Frankreichs Nationaler Streiktag:Proteste auf dem Höhepunkt

Frankreicht hat die bisher schärfsten Proteste und Streiks der Studentendemos erlebt: Bis zu drei Millionen Teilnehmer, Dutzende gestrichene Flüge, jeder zweite Zug verspätet.

Mit den bislang stärksten Protesten gegen die umstrittene Arbeitsrechtreform und landesweiten Streiks haben hunderttausende Franzosen die Regierung unter Druck gesetzt. Die Organisatoren der Kundgebungen sprachen von drei Millionen Teilnehmern im ganzen Land, allein in Paris seien 700.000 Demonstranten auf die Straße gegangen.

Paris; AFP

Wieder griffen die Polizisten in Paris hart durch.

(Foto: Foto: AFP)

Die Polizei meldete insgesamt rund eine Million Demonstranten bei mehr als 250 Kundgebungen. Die Streiks legten den Luft- und Bahnverkehr teilweise lahm. Im Fernverkehr fielen rund die Hälfte der Züge aus, Dutzende Flüge wurden gestrichen.

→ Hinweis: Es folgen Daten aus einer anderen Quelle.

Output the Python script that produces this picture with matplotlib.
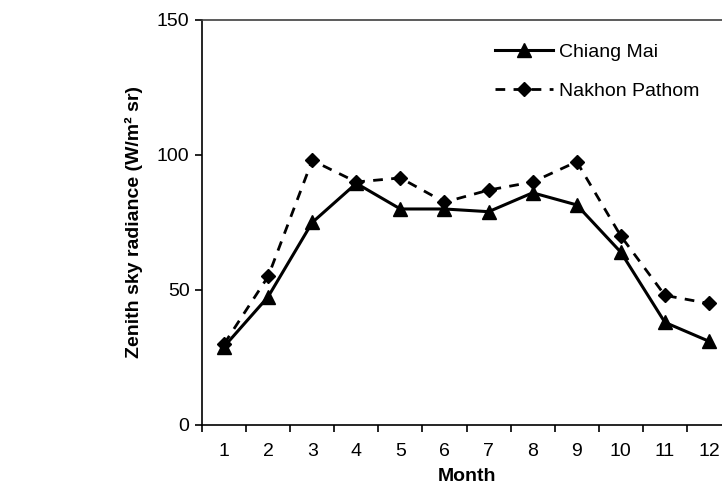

"Wir sind für unsere Kinder hier"

In der Nähe von Paris steckten die Pendler in Staus von mehr als hundert Kilometern fest. In Schulen und öffentlichen Dienstleistungsbetrieben waren die Auswirkungen des Ausstands zu spüren. Auch der Eiffelturm wurde geschlossen.

"Wir sind für unsere Kinder hier. Wir machen uns Sorgen, was mit ihnen passiert", sagte einer der Demonstranten in Paris, Philippe Decrulle. "Mein Sohn ist 23 und er hat keinen Job. Das ist in Frankreich normal".

Die Literaturstudentin Maxime Ourly sagte, sie wolle "die Rechte verteidigen, die unsere Vorfahren erkämpft haben, und die uns die Regierung versucht zu nehmen". Premierminister Dominique de Villepin bekräftigte seine Bereitschaft zu Gesprächen, hielt aber weiter an dem gelockerten Kündigungsschutz für Berufseinsteiger fest.

Nur durch Taten könnten alle Franzosen überzeugten werden, dass die derzeitige Situation verbessert werden könne, erklärte Villepin vor dem Parlament. Villepin will mit dem Erstanstellungsvertrag (CPE) die hohe Jugendarbeitslosigkeit in Frankreich bekämpfen.

Das Gesetz ermöglicht es Unternehmen, Arbeitnehmern bis 26 Jahre in den ersten beiden Berufsjahren ohne Angabe von Gründen zu kündigen. Es soll im April in Kraft treten. Der Wind bläst Villepin inzwischen allerdings auch aus der eigenen Partei immer stärker ins Gesicht.

Auch in der Regierung werden Risse sichtbar: Innenminister Nicolas Sarkozy, Villepins parteiinterner Rivale im Rennen um die Kandidatur im konservativen Lager für das Präsidentenamt, forderte ein Aussetzen der Reform.

Der CPE solle nicht in Kraft treten, solange die Regierung mit den Gewerkschaften verhandele, sagte Sarkozy. Angesichts der Krise sagte Staatspräsident Jacques Chirac eine für Ende der Woche geplante Reise ab.

4.000 Polizisten allein in Paris

Die Gewerkschaften blieben hart und lehnten ein Angebot Villepins vom Montag ab, am Mittwoch über "Verbesserungen des Gesetzes" zu verhandeln.

Das sei inakzeptabel, sagte der Generalsekretär der einflussreichen Gewerkschaft CGT, Bernard Thibault. Das Gesetz sei unsozial und bringe keine Arbeitsplätze. Verhandlungen seien erst möglich, wenn Villepin den CPE zurückziehe.

Um neuerliche Ausschreitungen am Rande der Demonstration zu verhindern, wurden am Dienstag allein in Paris 4.000 Polizisten in Bereitschaft versetzt. Innenminister Nicolas Sarkozy forderte die Beamten auf, so viele Randalierer wie möglich festzunehmen.

Friedliche Demonstranten und Passanten müssten von den Sicherheitskräften geschützt werden. Bis zum Abend wurden mehr als 250 Festnahmen gemeldet. In Paris kam es vereinzelt zu Randalen: Sicherheitskräfte setzten Tränengas gegen Gruppen von Jugendlichen ein, die mit Absperrkegeln und anderen Gegenständen warfen.